## STATED GOAL
Filter these entries so that only lines with the word "this" remain.

## SUPPLIED DATA
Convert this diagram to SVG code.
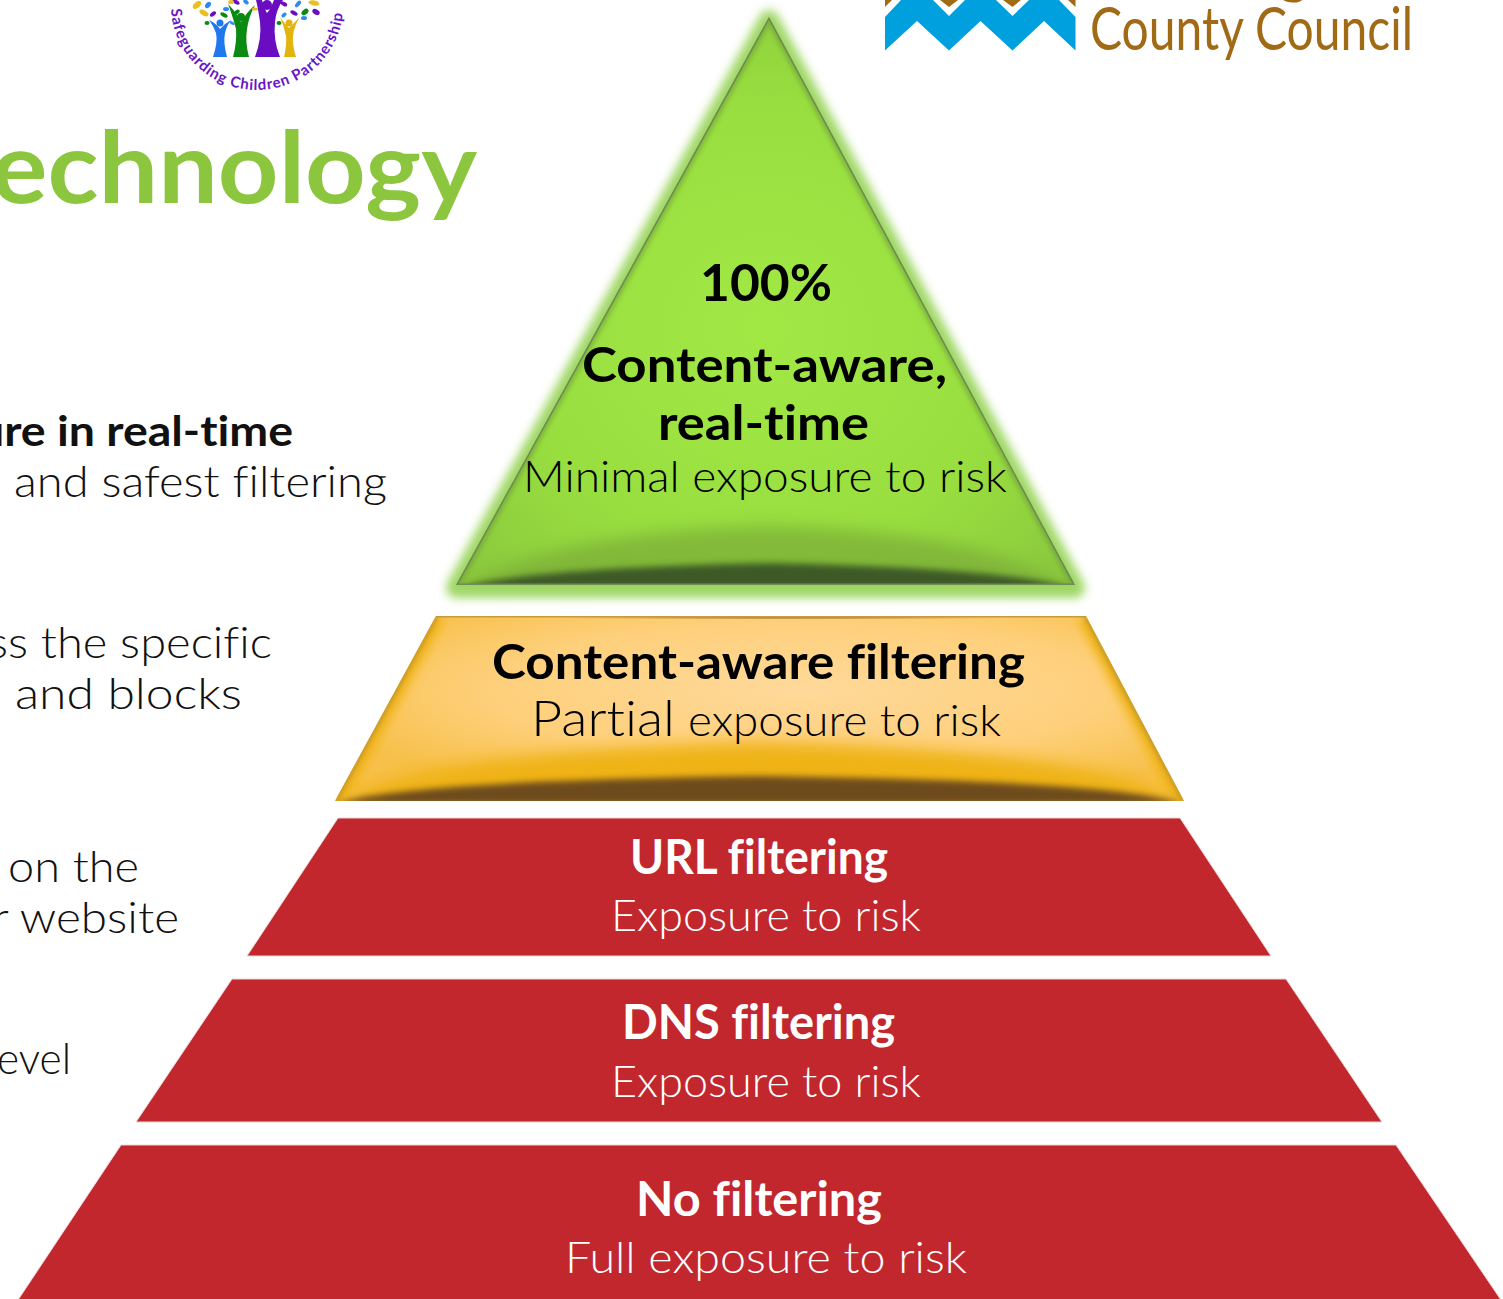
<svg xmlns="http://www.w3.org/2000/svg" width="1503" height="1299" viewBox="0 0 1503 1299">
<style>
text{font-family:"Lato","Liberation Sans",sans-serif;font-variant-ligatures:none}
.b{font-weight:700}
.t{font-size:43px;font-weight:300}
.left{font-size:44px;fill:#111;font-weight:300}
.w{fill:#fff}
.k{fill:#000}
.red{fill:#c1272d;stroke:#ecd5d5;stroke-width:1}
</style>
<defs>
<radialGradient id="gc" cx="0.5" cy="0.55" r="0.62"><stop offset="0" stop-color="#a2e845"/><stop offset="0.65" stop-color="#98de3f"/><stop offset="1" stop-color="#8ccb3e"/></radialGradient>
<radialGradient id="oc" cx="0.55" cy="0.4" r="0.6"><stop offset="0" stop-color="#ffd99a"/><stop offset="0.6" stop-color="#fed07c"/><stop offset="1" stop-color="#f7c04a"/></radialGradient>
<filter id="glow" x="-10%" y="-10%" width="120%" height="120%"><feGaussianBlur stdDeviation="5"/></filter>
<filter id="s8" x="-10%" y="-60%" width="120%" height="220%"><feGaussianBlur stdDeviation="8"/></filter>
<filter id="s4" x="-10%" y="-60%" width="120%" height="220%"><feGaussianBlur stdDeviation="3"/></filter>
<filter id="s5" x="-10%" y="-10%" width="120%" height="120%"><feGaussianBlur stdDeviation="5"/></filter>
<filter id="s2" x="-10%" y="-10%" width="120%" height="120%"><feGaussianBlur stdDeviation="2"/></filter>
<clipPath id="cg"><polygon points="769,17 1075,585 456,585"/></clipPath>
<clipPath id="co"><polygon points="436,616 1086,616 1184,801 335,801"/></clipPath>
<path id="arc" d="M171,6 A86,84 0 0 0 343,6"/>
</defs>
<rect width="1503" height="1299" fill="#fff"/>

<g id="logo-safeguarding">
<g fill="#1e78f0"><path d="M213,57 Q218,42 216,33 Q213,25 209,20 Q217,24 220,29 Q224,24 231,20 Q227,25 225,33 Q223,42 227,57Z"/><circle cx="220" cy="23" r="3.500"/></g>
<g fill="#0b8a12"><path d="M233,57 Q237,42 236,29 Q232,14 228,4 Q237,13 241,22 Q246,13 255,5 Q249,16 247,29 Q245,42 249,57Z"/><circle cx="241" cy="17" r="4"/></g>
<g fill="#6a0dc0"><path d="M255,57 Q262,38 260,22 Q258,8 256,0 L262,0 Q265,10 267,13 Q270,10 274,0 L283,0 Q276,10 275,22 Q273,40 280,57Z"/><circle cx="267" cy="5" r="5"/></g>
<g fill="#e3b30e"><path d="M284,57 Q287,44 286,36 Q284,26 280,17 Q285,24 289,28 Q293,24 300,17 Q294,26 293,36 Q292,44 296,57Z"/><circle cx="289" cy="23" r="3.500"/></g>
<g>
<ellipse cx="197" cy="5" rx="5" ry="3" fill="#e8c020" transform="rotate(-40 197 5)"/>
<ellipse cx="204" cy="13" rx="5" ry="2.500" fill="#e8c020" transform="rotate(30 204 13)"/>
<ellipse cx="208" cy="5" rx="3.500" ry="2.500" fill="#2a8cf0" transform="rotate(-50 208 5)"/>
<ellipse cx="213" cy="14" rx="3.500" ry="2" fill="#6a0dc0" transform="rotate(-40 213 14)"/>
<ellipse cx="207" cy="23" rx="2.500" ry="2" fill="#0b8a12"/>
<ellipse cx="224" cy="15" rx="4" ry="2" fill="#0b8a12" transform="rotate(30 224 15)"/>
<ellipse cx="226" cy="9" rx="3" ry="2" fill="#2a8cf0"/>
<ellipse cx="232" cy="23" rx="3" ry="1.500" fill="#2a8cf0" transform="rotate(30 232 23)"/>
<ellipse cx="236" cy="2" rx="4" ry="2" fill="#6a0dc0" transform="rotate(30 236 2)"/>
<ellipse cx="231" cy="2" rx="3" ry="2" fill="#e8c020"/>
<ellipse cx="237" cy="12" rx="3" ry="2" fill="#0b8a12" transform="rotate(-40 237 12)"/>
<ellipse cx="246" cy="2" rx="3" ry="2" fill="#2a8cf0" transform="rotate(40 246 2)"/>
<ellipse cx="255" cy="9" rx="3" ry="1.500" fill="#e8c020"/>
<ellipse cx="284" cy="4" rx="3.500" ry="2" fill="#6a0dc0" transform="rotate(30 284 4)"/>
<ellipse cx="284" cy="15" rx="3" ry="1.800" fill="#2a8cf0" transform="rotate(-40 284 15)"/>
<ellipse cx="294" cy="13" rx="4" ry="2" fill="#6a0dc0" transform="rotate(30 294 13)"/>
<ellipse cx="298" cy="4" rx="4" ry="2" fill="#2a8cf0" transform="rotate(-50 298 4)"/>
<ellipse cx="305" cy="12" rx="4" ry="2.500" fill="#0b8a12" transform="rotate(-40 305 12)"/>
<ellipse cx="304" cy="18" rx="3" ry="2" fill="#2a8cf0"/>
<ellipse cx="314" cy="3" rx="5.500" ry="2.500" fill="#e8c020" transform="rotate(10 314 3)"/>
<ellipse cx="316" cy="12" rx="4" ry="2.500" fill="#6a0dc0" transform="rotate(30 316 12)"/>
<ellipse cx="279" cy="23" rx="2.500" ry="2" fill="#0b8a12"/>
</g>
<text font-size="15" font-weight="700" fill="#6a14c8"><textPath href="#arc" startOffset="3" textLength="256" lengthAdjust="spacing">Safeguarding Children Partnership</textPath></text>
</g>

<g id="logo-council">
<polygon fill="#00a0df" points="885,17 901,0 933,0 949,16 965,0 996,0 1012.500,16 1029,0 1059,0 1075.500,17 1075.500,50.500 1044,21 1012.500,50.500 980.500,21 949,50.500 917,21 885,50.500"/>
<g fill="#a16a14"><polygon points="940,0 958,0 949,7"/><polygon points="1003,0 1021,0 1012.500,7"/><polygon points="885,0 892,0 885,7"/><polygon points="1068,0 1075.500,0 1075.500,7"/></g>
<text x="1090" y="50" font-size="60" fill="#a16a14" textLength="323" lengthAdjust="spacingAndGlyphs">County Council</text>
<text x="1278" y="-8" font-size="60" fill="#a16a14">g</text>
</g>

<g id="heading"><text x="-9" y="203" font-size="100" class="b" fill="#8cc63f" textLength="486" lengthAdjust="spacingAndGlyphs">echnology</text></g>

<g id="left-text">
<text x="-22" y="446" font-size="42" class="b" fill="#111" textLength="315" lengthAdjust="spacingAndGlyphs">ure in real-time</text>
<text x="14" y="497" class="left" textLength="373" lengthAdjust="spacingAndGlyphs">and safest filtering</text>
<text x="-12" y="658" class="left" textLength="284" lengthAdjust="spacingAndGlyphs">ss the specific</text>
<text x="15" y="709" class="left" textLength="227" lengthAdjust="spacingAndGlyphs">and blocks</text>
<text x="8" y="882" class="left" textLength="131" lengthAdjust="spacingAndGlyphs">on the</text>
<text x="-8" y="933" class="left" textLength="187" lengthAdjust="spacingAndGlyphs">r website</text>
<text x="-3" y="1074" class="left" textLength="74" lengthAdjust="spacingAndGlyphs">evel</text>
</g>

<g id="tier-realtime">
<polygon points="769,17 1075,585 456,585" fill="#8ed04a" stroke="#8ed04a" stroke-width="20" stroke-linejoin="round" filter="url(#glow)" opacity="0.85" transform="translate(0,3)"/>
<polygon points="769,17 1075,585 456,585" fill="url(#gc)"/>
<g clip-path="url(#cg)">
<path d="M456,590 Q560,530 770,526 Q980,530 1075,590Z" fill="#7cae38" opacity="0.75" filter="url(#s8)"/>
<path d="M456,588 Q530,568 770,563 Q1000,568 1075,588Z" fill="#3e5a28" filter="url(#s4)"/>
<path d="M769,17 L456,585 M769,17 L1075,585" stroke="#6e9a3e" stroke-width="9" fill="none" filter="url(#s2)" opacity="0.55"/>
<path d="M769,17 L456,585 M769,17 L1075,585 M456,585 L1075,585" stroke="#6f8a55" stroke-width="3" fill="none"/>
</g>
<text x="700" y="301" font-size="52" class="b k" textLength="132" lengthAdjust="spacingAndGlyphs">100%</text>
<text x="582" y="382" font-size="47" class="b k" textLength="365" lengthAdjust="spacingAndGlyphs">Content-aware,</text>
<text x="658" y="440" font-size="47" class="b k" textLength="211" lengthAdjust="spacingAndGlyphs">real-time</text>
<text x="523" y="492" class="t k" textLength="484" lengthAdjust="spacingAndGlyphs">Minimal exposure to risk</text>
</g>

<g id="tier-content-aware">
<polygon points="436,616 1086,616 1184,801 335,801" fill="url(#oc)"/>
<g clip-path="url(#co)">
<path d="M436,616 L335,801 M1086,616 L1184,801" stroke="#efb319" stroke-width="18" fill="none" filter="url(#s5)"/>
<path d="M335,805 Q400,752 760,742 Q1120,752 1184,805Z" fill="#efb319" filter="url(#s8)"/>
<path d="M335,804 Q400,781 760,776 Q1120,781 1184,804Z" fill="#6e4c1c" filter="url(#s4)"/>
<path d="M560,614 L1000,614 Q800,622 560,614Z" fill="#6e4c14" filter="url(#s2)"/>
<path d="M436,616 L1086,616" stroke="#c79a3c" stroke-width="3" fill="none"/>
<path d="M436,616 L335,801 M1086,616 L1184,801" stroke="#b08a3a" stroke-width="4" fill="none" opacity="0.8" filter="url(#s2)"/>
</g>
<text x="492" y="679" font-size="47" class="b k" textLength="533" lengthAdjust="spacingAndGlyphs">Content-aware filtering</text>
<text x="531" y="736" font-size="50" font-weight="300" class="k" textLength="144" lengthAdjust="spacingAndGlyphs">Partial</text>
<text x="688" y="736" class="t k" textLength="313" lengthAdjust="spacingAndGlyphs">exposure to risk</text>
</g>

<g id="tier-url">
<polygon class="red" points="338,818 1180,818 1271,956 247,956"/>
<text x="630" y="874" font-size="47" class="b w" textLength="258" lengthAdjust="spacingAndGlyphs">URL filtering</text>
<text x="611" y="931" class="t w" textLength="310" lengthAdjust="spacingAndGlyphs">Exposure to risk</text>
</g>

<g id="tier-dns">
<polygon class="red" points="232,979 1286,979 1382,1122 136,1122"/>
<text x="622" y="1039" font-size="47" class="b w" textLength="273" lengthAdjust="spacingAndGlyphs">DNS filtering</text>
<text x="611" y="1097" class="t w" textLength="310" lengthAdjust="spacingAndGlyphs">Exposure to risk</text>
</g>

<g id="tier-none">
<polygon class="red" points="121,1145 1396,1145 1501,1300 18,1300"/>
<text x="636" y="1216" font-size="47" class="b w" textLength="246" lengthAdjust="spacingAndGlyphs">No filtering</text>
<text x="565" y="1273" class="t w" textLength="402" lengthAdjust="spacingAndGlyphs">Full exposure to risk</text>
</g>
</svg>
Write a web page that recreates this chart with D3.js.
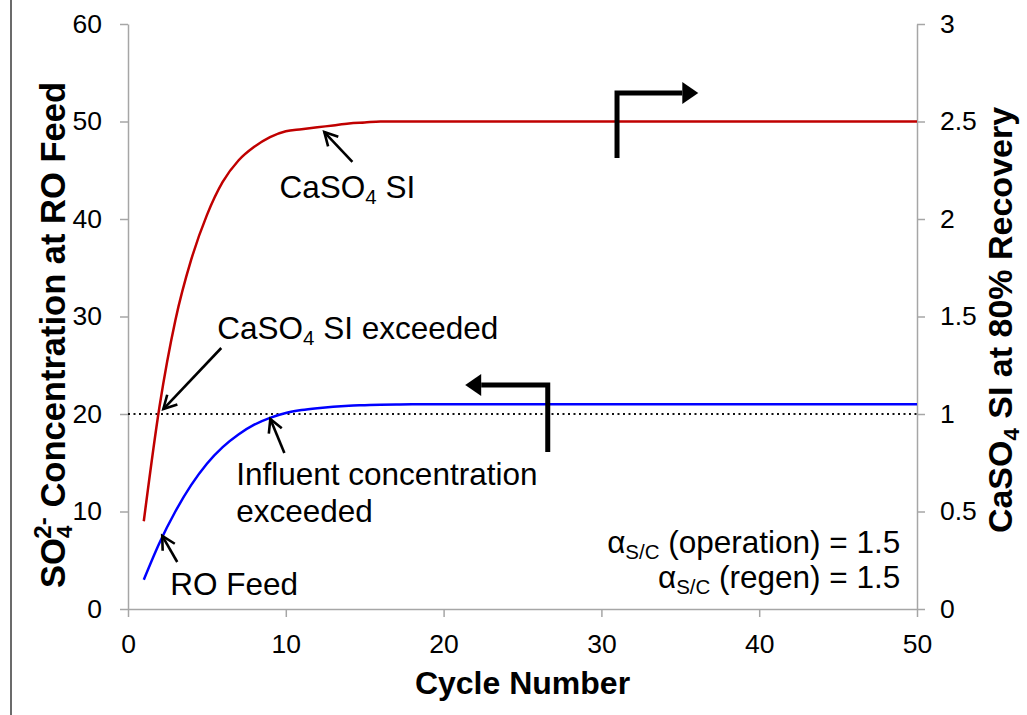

## ANSWER BELOW
Convert this diagram to SVG code.
Write a web page that recreates this chart with D3.js.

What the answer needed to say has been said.